In the material below, please retype the lines from the very first through the one with "anchor=base] (li2) at", exactly and without pictures.
>>>
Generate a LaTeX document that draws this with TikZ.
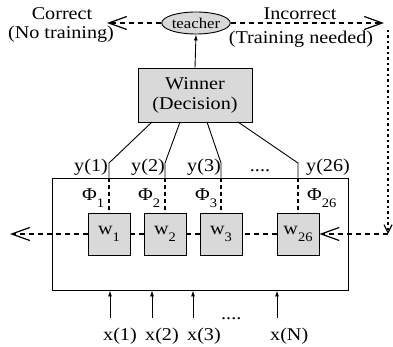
\documentclass[tikz,border=0pt]{standalone}
\usepackage{fontspec}
\setmainfont[FakeStretch=1.12]{Liberation Serif}
\usetikzlibrary{arrows.meta,shapes.geometric}
\newcommand{\mysub}[1]{\raisebox{-0.35em}{\fontsize{13}{13}\selectfont #1}}
\begin{document}
\begin{tikzpicture}[x=1pt,y=-1pt,
  lbl/.style={font=\fontsize{18}{20}\selectfont, inner sep=0pt},
  gbox/.style={draw, line width=0.9pt, fill=gray!30},
  wbox/.style={gbox, minimum width=42pt, minimum height=42pt, inner sep=0pt, font=\fontsize{18}{20}\selectfont},
  dsh/.style={line width=1.4pt, dash pattern=on 5pt off 4pt},
  vdsh/.style={line width=1.1pt, dash pattern=on 4pt off 3pt},
  bigtip/.style={-{Straight Barb[length=18pt,width=13pt,line width=1.2pt]}},
  smalltip/.style={-{Latex[length=6pt,width=4pt]}},
  wire/.style={line width=0.9pt}]
\useasboundingbox (0,0) rectangle (393,347);

% main nodes
\node[gbox, ellipse, minimum width=58pt, minimum height=22pt, inner sep=0pt, font=\fontsize{15}{15}\selectfont] (teacher) at (196,23) {teacher};
\node[gbox, lbl, minimum width=114pt, minimum height=54pt, align=center] (winner) at (195,95) {Winner\\(Decision)};
\node[draw, line width=0.9pt, minimum width=296pt, minimum height=112pt, inner sep=0pt] (frame) at (200,234) {};
\node[wbox] (w1) at (109,234) {w\mysub{1}};
\node[wbox] (w2) at (165,234) {w\mysub{2}};
\node[wbox] (w3) at (221,234) {w\mysub{3}};
\node[wbox] (w26) at (298,234) {w\mysub{26}};

% top labels
\node[lbl, anchor=base] (lc1) at (62,20) {Correct};
\node[lbl, anchor=base] (lc2) at (61,39) {(No training)};
\node[lbl, anchor=base] (li1) at (300,20) {Incorrect};
\node[lbl, anchor=base] (li2) at (301,44) {(Training needed)};

% coordinates
\coordinate (b1) at (152,122);
\coordinate (b2) at (180,122);
\coordinate (b3) at (207,122);
\coordinate (b4) at (238,122);
\coordinate (j1) at (109,163);
\coordinate (j2) at (165,163);
\coordinate (j3) at (221,163);
\coordinate (j4) at (298,163);
\coordinate (cEnd) at (107,23);
\coordinate (iEnd) at (384,23);
\coordinate (vTop) at (388,30);
\coordinate (corner) at (388,234);
\coordinate (lEnd) at (10,234);
\coordinate (xa1) at (110,318);
\coordinate (xa2) at (152,318);
\coordinate (xa3) at (193,318);
\coordinate (xa4) at (277,318);

% winner outputs
\foreach \b/\j/\w in {b1/j1/w1, b2/j2/w2, b3/j3/w3, b4/j4/w26}{
  \draw[wire] (\b) -- (\j) -- (\j |- frame.north);
  \draw[vdsh] (\j |- frame.north) -- (\w.north);
}
\node[lbl, anchor=base east] (y1) at (108,172) {y(1)};
\node[lbl, anchor=base east] (y2) at (165,172) {y(2)};
\node[lbl, anchor=base east] (y3) at (221,172) {y(3)};
\node[lbl, anchor=base] (ydots) at (260,172) {....};
\node[lbl, anchor=base west] (y26) at (306,172) {y(26)};

\node[lbl, anchor=base west] (p1) at (82,201) {Φ\mysub{1}};
\node[lbl, anchor=base west] (p2) at (138,201) {Φ\mysub{2}};
\node[lbl, anchor=base west] (p3) at (195,201) {Φ\mysub{3}};
\node[lbl, anchor=base west] (p26) at (307,201) {Φ\mysub{26}};

% winner to teacher
\draw[wire, smalltip] (winner.north) -- (teacher.south);

% teacher outputs
\draw[dsh, bigtip] (teacher.west) -- (cEnd);
\draw[dsh, bigtip] (teacher.east) -- (iEnd);
\draw[line width=1.8pt, dash pattern=on 2.5pt off 3pt, -{Straight Barb[length=8pt,width=8pt,line width=1.2pt]}] (vTop) -- (corner);
\draw[dsh, bigtip] (corner) -- (w26.east);

% chain
\draw[dsh] (w26.west) -- (w3.east);
\draw[dsh] (w3.west) -- (w2.east);
\draw[dsh] (w2.west) -- (w1.east);
\draw[dsh, bigtip] (w1.west) -- (lEnd);

% inputs
\foreach \x in {xa1,xa2,xa3,xa4}{
  \draw[wire, smalltip] (\x) -- (\x |- frame.south);
}
\node[lbl, anchor=base west] (x1) at (103,340) {x(1)};
\node[lbl, anchor=base west] (x2) at (145,340) {x(2)};
\node[lbl, anchor=base west] (x3) at (187,340) {x(3)};
\node[lbl, anchor=base west] (xdots) at (221,319) {....};
\node[lbl, anchor=base west] (xN) at (270,340) {x(N)};
\end{tikzpicture}
\end{document}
<<<
— SOLVED PROBLEM —
Generate a LaTeX document that draws this with TikZ.
\documentclass[tikz,border=0pt]{standalone}
\usepackage{fontspec}
\setmainfont[FakeStretch=1.12]{Liberation Serif}
\usetikzlibrary{arrows.meta,shapes.geometric}
\newcommand{\mysub}[1]{\raisebox{-0.35em}{\fontsize{13}{13}\selectfont #1}}
\begin{document}
\begin{tikzpicture}[x=1pt,y=-1pt,
  lbl/.style={font=\fontsize{18}{20}\selectfont, inner sep=0pt},
  gbox/.style={draw, line width=0.9pt, fill=gray!30},
  wbox/.style={gbox, minimum width=42pt, minimum height=42pt, inner sep=0pt, font=\fontsize{18}{20}\selectfont},
  dsh/.style={line width=1.4pt, dash pattern=on 5pt off 4pt},
  vdsh/.style={line width=1.1pt, dash pattern=on 4pt off 3pt},
  bigtip/.style={-{Straight Barb[length=18pt,width=13pt,line width=1.2pt]}},
  smalltip/.style={-{Latex[length=6pt,width=4pt]}},
  wire/.style={line width=0.9pt}]
\useasboundingbox (0,0) rectangle (393,347);

% main nodes
\node[gbox, ellipse, minimum width=58pt, minimum height=22pt, inner sep=0pt, font=\fontsize{15}{15}\selectfont] (teacher) at (196,23) {teacher};
\node[gbox, lbl, minimum width=114pt, minimum height=54pt, align=center] (winner) at (195,95) {Winner\\(Decision)};
\node[draw, line width=0.9pt, minimum width=296pt, minimum height=112pt, inner sep=0pt] (frame) at (200,234) {};
\node[wbox] (w1) at (109,234) {w\mysub{1}};
\node[wbox] (w2) at (165,234) {w\mysub{2}};
\node[wbox] (w3) at (221,234) {w\mysub{3}};
\node[wbox] (w26) at (298,234) {w\mysub{26}};

% top labels
\node[lbl, anchor=base] (lc1) at (62,20) {Correct};
\node[lbl, anchor=base] (lc2) at (61,39) {(No training)};
\node[lbl, anchor=base] (li1) at (300,20) {Incorrect};
\node[lbl, anchor=base] (li2) at (301,44) {(Training needed)};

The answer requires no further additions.